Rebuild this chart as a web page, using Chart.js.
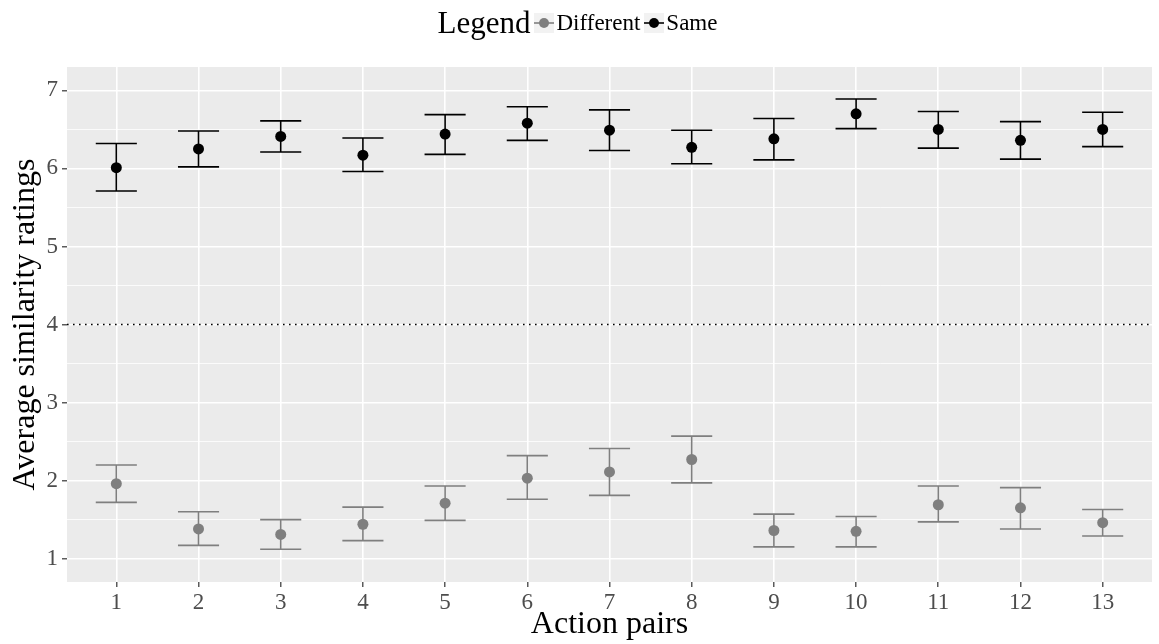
<!DOCTYPE html>
<html>
<head>
<meta charset="utf-8">
<title>Average similarity ratings</title>
<script src="https://cdn.jsdelivr.net/npm/chart.js@4/dist/chart.umd.min.js"></script>
<style>
  html, body { margin: 0; padding: 0; background: #fff; }
  #wrap { position: relative; width: 1159px; height: 644px; }
  #legend {
    position: absolute; top: 0; left: 0; width: 1159px; height: 46px;
    display: flex; align-items: center; justify-content: center;
    font-family: "Liberation Serif", "DejaVu Serif", serif; color: #000;
  }
  #legend .title { font-size: 31px; margin-right: 4px; }
  #legend .item { display: flex; align-items: center; font-size: 23px; margin-right: 4px; }
  #legend svg { margin-right: 2px; }
</style>
</head>
<body>
<div id="wrap">
  <div id="legend"></div>
  <canvas id="chart" width="1159" height="644"></canvas>
</div>
<script>
// data
const categories = [1, 2, 3, 4, 5, 6, 7, 8, 9, 10, 11, 12, 13];

const diffMean = [1.96, 1.38, 1.31, 1.44, 1.71, 2.03, 2.11, 2.27, 1.36, 1.35, 1.69, 1.65, 1.46];
const diffLow  = [1.72, 1.17, 1.12, 1.23, 1.49, 1.76, 1.81, 1.97, 1.15, 1.15, 1.47, 1.38, 1.29];
const diffHigh = [2.20, 1.60, 1.50, 1.66, 1.93, 2.32, 2.41, 2.57, 1.57, 1.54, 1.93, 1.91, 1.63];

const sameMean = [6.01, 6.25, 6.41, 6.17, 6.44, 6.58, 6.49, 6.27, 6.38, 6.70, 6.50, 6.36, 6.50];
const sameLow  = [5.71, 6.02, 6.21, 5.96, 6.18, 6.36, 6.23, 6.06, 6.11, 6.51, 6.26, 6.12, 6.28];
const sameHigh = [6.32, 6.48, 6.61, 6.39, 6.69, 6.79, 6.75, 6.49, 6.64, 6.89, 6.73, 6.60, 6.72];

const seriesNames = ['Different', 'Same'];
const seriesColors = ['#7F7F7F', '#000000'];

const yTicks = [1, 2, 3, 4, 5, 6, 7];
const yMinorTicks = [1.5, 2.5, 3.5, 4.5, 5.5, 6.5];
const refLine = 4;

const FONT = '"Liberation Serif", "DejaVu Serif", serif';
const capHalf = 0.25;

// html legend, same look as ggplot's key
const legendEl = document.getElementById('legend');
legendEl.innerHTML = '<span class="title">Legend</span>' + seriesNames.map((name, i) =>
  '<span class="item"><svg width="20" height="20">' +
  '<rect width="20" height="20" fill="#F2F2F2"/>' +
  '<line x1="0" y1="10" x2="20" y2="10" stroke="' + seriesColors[i] + '" stroke-width="1.6"/>' +
  '<circle cx="10" cy="10" r="5" fill="' + seriesColors[i] + '"/></svg>' + name + '</span>'
).join('');

const panelBg = {
  id: 'panelBg',
  beforeDraw(chart) {
    const { ctx, chartArea: a } = chart;
    ctx.save();
    ctx.fillStyle = '#EBEBEB';
    ctx.fillRect(a.left, a.top, a.right - a.left, a.bottom - a.top);
    ctx.restore();
  }
};

const errorBars = {
  id: 'errorBars',
  beforeDatasetsDraw(chart) {
    const { ctx, chartArea: a, scales: { x, y } } = chart;
    ctx.save();
    // dotted reference line at 4
    ctx.strokeStyle = '#000';
    ctx.lineWidth = 1.6;
    ctx.setLineDash([1.6, 4.4]);
    ctx.beginPath();
    const yr = y.getPixelForValue(refLine);
    ctx.moveTo(a.left, yr);
    ctx.lineTo(a.right, yr);
    ctx.stroke();
    ctx.setLineDash([]);

    chart.data.datasets.forEach(ds => {
      ctx.strokeStyle = ds.borderColor;
      ctx.lineWidth = 1.6;
      ds.errLow.forEach((lo, i) => {
        const c = categories[i];
        const xc = x.getPixelForValue(c);
        const x0 = x.getPixelForValue(c - capHalf);
        const x1 = x.getPixelForValue(c + capHalf);
        const y0 = y.getPixelForValue(lo);
        const y1 = y.getPixelForValue(ds.errHigh[i]);
        ctx.beginPath();
        ctx.moveTo(xc, y0); ctx.lineTo(xc, y1);
        ctx.moveTo(x0, y0); ctx.lineTo(x1, y0);
        ctx.moveTo(x0, y1); ctx.lineTo(x1, y1);
        ctx.stroke();
      });
    });
    ctx.restore();
  }
};

function makeSet(i, mean, low, high) {
  return {
    label: seriesNames[i],
    data: categories.map((c, k) => ({ x: c, y: mean[k] })),
    errLow: low,
    errHigh: high,
    backgroundColor: seriesColors[i],
    borderColor: seriesColors[i],
    pointRadius: 5.5,
    pointBorderWidth: 0,
    showLine: false
  };
}

new Chart(document.getElementById('chart'), {
  type: 'scatter',
  data: {
    datasets: [
      makeSet(0, diffMean, diffLow, diffHigh),
      makeSet(1, sameMean, sameLow, sameHigh)
    ]
  },
  plugins: [panelBg, errorBars],
  options: {
    responsive: false,
    animation: false,
    devicePixelRatio: 1,
    layout: { padding: { top: 67, right: 7, left: 0, bottom: 0 } },
    plugins: { legend: { display: false }, tooltip: { enabled: false } },
    scales: {
      x: {
        type: 'linear',
        min: 0.4,
        max: 13.6,
        afterBuildTicks: s => { s.ticks = categories.map(v => ({ value: v })); },
        afterFit: s => { s.height = 62; },
        border: { display: false },
        grid: { color: '#FFFFFF', lineWidth: 1.6, tickColor: '#333333', tickLength: 5, tickWidth: 1.2 },
        ticks: { color: '#4D4D4D', font: { family: FONT, size: 23 }, padding: 2, autoSkip: false, maxRotation: 0 },
        title: { display: true, text: 'Action pairs', color: '#000', font: { family: FONT, size: 32 }, padding: { top: -4, bottom: 0 } }
      },
      y: {
        type: 'linear',
        min: 0.7,
        max: 7.3,
        afterBuildTicks: s => {
          s.ticks = yTicks.concat(yMinorTicks).sort((a, b) => a - b).map(v => ({ value: v }));
        },
        afterFit: s => { s.width = 67; },
        border: { display: false },
        grid: {
          color: '#FFFFFF',
          lineWidth: c => (c.tick && yTicks.includes(c.tick.value)) ? 1.6 : 0.8,
          tickColor: c => (c.tick && yTicks.includes(c.tick.value)) ? '#333333' : 'rgba(0,0,0,0)',
          tickLength: 5,
          tickWidth: 1.2
        },
        ticks: {
          color: '#4D4D4D',
          font: { family: FONT, size: 23 },
          padding: 4,
          autoSkip: false,
          callback: v => yTicks.includes(v) ? String(v) : ''
        },
        title: { display: true, text: 'Average similarity ratings', color: '#000', font: { family: FONT, size: 32 }, padding: { top: 6, bottom: 0 } }
      }
    }
  }
});
</script>
</body>
</html>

### TO BE DONE
Pictures are excluded: retype only the lines from the beginning of the listing above through the line with "1.93, 1.91, 1.63];", both included.

### ANSWER TO THE TASK
Rebuild this chart as a web page, using Chart.js.
<!DOCTYPE html>
<html>
<head>
<meta charset="utf-8">
<title>Average similarity ratings</title>
<script src="https://cdn.jsdelivr.net/npm/chart.js@4/dist/chart.umd.min.js"></script>
<style>
  html, body { margin: 0; padding: 0; background: #fff; }
  #wrap { position: relative; width: 1159px; height: 644px; }
  #legend {
    position: absolute; top: 0; left: 0; width: 1159px; height: 46px;
    display: flex; align-items: center; justify-content: center;
    font-family: "Liberation Serif", "DejaVu Serif", serif; color: #000;
  }
  #legend .title { font-size: 31px; margin-right: 4px; }
  #legend .item { display: flex; align-items: center; font-size: 23px; margin-right: 4px; }
  #legend svg { margin-right: 2px; }
</style>
</head>
<body>
<div id="wrap">
  <div id="legend"></div>
  <canvas id="chart" width="1159" height="644"></canvas>
</div>
<script>
// data
const categories = [1, 2, 3, 4, 5, 6, 7, 8, 9, 10, 11, 12, 13];

const diffMean = [1.96, 1.38, 1.31, 1.44, 1.71, 2.03, 2.11, 2.27, 1.36, 1.35, 1.69, 1.65, 1.46];
const diffLow  = [1.72, 1.17, 1.12, 1.23, 1.49, 1.76, 1.81, 1.97, 1.15, 1.15, 1.47, 1.38, 1.29];
const diffHigh = [2.20, 1.60, 1.50, 1.66, 1.93, 2.32, 2.41, 2.57, 1.57, 1.54, 1.93, 1.91, 1.63];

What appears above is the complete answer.